We flamenco guitar players are not very good in expressing ourselves with words, because we are a bit savage, we are people who have been brought up in a room, locked in, alone, without talking, we do not have a facility of speech. If you lend me a guitar I can stay here until tomorrow telling you things, but I am not used to expressing myself with words. I envy my friend Felix Grande. When I listen to him speak it is the thing which I most admire in the world, possessing eloquence, having wit in telling something. I have spent over half my life playing an instrument to be able to tell something, when I feel secure to some extent is when I have a guitar in my hands.
Flamenco has always been considered a third category type of music, and maybe I am placing it too highly at that. It was always the music of the gypsies, of Andalucians, of the people of the pubs.

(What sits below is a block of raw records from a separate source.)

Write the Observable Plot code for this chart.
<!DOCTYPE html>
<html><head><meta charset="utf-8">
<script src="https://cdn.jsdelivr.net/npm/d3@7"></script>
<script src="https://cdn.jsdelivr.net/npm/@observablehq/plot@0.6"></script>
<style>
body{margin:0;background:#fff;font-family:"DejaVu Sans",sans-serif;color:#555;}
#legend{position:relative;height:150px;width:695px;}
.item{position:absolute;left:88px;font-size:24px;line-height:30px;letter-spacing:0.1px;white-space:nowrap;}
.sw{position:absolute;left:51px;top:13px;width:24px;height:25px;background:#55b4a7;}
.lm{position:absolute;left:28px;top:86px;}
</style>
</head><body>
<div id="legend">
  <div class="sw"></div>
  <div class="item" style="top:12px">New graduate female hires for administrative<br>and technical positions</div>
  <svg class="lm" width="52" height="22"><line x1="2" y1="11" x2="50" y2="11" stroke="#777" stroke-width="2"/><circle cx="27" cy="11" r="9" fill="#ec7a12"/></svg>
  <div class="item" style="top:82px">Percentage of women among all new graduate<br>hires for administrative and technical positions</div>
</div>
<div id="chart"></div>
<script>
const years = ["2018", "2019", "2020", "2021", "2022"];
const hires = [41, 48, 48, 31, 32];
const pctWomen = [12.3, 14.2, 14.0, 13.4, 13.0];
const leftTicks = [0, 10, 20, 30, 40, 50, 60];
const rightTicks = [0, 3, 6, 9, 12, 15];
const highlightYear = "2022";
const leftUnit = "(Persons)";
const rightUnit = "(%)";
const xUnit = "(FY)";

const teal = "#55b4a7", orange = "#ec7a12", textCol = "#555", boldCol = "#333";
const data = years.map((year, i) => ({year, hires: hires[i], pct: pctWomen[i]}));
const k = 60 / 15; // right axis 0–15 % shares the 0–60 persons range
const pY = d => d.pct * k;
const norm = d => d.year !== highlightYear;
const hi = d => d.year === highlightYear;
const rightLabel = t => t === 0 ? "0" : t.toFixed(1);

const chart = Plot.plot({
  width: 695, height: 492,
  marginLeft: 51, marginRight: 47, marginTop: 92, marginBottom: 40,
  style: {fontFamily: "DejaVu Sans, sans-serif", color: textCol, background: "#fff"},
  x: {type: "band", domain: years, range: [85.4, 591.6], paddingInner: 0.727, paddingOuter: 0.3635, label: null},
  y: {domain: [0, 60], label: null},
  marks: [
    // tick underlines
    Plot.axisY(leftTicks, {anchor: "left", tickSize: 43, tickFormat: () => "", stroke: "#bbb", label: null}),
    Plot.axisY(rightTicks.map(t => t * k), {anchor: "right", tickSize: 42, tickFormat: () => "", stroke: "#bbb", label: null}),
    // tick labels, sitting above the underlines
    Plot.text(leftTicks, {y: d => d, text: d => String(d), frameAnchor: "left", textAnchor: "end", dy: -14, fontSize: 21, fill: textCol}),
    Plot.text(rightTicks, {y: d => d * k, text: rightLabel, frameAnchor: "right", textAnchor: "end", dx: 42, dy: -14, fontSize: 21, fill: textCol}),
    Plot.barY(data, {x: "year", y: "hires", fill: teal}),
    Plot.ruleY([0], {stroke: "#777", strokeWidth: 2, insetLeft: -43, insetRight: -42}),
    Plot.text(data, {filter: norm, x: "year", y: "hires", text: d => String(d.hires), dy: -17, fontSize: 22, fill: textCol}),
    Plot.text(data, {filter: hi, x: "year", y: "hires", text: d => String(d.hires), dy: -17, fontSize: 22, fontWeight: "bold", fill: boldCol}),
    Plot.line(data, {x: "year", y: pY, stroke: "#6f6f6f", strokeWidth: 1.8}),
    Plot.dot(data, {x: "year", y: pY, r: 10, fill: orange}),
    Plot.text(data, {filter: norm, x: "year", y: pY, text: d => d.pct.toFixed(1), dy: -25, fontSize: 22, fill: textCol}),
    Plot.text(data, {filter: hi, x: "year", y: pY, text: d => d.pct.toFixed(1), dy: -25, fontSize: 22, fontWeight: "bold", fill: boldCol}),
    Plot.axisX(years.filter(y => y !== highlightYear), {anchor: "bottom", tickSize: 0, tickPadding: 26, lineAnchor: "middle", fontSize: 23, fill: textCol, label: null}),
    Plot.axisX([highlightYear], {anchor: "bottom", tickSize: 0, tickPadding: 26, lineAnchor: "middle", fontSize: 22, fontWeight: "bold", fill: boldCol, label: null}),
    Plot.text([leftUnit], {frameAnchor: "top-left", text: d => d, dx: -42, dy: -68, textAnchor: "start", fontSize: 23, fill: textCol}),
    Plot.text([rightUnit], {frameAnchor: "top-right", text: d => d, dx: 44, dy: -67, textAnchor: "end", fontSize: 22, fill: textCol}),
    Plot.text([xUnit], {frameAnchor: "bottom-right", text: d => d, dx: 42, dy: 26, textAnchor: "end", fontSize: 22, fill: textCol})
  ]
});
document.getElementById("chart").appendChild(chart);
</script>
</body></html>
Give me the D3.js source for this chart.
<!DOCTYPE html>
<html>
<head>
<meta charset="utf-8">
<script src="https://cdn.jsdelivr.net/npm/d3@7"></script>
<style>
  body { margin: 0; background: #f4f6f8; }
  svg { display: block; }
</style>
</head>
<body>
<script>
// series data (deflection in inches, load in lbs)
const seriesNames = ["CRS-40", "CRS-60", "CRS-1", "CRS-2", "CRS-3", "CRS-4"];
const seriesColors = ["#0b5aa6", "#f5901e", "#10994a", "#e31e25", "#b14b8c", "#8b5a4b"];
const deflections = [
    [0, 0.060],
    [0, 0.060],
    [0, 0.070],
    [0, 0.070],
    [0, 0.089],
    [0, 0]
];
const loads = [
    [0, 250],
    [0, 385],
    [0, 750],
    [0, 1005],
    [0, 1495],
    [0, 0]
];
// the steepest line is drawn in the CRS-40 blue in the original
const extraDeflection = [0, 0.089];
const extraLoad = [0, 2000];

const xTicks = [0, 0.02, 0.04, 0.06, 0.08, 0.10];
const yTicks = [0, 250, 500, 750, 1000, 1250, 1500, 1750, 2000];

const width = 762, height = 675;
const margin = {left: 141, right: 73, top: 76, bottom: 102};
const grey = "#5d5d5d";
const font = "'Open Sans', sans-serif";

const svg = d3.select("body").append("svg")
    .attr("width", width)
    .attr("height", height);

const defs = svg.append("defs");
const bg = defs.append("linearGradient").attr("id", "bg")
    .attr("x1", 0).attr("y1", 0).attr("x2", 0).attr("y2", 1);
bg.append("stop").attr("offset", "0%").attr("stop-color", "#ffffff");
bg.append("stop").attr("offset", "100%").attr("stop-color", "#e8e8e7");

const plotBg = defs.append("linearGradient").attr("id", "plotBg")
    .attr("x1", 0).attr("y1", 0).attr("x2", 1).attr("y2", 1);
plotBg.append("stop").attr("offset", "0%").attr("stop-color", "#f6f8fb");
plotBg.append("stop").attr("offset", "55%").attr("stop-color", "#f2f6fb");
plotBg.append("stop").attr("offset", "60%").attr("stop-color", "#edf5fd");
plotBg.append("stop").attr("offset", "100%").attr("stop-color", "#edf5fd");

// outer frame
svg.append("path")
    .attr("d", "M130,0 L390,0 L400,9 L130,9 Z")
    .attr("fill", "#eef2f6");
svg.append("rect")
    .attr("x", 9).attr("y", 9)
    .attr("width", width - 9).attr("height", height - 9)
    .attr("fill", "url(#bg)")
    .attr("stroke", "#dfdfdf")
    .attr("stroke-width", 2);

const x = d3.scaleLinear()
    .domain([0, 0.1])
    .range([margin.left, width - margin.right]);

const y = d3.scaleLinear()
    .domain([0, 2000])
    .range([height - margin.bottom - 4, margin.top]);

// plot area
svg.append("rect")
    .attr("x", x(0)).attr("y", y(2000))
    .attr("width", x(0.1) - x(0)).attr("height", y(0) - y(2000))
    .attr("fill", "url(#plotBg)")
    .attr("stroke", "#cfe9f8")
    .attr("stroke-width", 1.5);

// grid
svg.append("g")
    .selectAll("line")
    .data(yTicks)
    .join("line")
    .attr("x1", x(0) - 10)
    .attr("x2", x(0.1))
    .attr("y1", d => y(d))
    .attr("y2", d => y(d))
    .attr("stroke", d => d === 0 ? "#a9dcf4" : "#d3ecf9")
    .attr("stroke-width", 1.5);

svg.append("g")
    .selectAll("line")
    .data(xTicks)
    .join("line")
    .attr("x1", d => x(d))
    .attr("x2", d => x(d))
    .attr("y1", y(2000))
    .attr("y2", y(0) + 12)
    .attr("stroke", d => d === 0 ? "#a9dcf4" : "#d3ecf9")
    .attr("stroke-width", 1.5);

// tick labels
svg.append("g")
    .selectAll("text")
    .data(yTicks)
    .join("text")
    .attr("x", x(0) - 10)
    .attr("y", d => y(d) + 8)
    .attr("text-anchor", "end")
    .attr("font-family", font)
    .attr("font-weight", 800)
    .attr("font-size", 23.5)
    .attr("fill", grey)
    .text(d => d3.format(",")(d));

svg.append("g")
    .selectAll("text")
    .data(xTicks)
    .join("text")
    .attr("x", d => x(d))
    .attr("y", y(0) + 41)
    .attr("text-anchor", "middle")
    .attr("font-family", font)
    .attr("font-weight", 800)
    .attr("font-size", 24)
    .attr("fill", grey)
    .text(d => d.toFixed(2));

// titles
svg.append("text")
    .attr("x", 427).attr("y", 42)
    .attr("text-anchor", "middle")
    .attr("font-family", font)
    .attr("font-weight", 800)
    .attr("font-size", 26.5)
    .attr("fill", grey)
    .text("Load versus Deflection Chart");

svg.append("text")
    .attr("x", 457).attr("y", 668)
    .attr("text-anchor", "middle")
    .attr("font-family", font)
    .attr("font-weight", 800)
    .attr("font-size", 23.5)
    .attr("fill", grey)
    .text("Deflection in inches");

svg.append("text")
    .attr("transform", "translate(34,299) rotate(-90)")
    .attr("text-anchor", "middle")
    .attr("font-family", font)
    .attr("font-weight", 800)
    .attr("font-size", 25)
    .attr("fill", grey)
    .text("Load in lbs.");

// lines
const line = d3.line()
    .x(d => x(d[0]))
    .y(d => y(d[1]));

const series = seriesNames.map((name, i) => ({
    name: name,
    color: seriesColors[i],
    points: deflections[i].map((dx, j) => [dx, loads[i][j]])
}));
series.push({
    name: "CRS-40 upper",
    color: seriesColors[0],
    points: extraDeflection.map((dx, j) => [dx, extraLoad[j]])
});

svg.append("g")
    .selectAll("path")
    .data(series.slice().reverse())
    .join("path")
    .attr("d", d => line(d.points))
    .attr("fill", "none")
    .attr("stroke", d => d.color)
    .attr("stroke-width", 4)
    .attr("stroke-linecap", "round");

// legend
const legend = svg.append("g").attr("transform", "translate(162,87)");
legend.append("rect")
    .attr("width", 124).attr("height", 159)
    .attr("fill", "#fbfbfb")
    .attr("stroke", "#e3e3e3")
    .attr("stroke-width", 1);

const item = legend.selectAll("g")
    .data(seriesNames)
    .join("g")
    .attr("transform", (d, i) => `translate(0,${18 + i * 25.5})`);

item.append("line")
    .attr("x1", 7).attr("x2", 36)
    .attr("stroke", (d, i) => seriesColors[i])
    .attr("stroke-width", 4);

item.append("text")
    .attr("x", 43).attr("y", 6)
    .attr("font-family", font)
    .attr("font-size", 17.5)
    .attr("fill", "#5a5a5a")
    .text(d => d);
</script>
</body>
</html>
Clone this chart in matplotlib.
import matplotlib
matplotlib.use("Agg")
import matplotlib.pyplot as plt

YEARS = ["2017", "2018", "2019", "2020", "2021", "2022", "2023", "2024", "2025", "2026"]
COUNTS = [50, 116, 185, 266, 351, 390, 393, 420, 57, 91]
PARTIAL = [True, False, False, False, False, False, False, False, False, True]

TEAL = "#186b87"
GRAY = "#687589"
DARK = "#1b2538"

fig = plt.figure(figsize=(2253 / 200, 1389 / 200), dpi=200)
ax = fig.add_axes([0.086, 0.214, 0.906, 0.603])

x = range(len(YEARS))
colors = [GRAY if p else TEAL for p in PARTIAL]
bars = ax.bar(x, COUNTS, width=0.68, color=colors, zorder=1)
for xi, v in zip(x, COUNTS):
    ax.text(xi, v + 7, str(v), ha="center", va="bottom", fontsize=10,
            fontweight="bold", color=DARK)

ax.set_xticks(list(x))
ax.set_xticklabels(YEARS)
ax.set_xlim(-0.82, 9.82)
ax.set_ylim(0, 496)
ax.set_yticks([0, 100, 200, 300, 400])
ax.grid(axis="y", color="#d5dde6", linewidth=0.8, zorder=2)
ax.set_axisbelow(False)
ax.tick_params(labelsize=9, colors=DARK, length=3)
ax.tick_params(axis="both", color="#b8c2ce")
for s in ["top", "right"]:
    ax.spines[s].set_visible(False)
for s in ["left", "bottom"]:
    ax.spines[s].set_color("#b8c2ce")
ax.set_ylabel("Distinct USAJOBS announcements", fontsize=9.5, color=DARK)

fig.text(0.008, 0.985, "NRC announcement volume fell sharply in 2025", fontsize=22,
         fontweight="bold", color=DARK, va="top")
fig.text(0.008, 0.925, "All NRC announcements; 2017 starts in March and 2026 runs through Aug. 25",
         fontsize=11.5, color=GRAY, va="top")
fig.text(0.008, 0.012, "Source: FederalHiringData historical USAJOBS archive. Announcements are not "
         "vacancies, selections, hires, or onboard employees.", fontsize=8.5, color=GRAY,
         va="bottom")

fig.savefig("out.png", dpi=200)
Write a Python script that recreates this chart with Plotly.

Something which can summarize this well is a memory of someone who once said in my village, "Paco de Lucia is really a master, he plays the guitar extremely well", and another one of my neighbors who was there retorted, "what are you saying, man, he cannot play so well, I know him since he was a child, and he even came to my house to eat and his head was full of spots". What I mean by this is that people have the sense that that which is ours is worthless, this happens here and in any other country, that which is local, folkloric, is not valued; it is cooler to go to a rock concert, no matter how bad it is, than to go see a guy that plays the ¨charango¨ (small South American guitar), which is marvellous.
I have played abroad since I was twelve years old, and in a way you open the doors for the people who are up and coming; here (in Spain) there is not work enough for all the good artists within the flamenco scene, because there are wonderful people, people who are making music that no one else can do in the whole country, not like those singers and little groups that do awful things and sell 500,000 copies of their first album, while another young guy has been suffering for years to gain enough to live, even though what he does is of a much higher quality.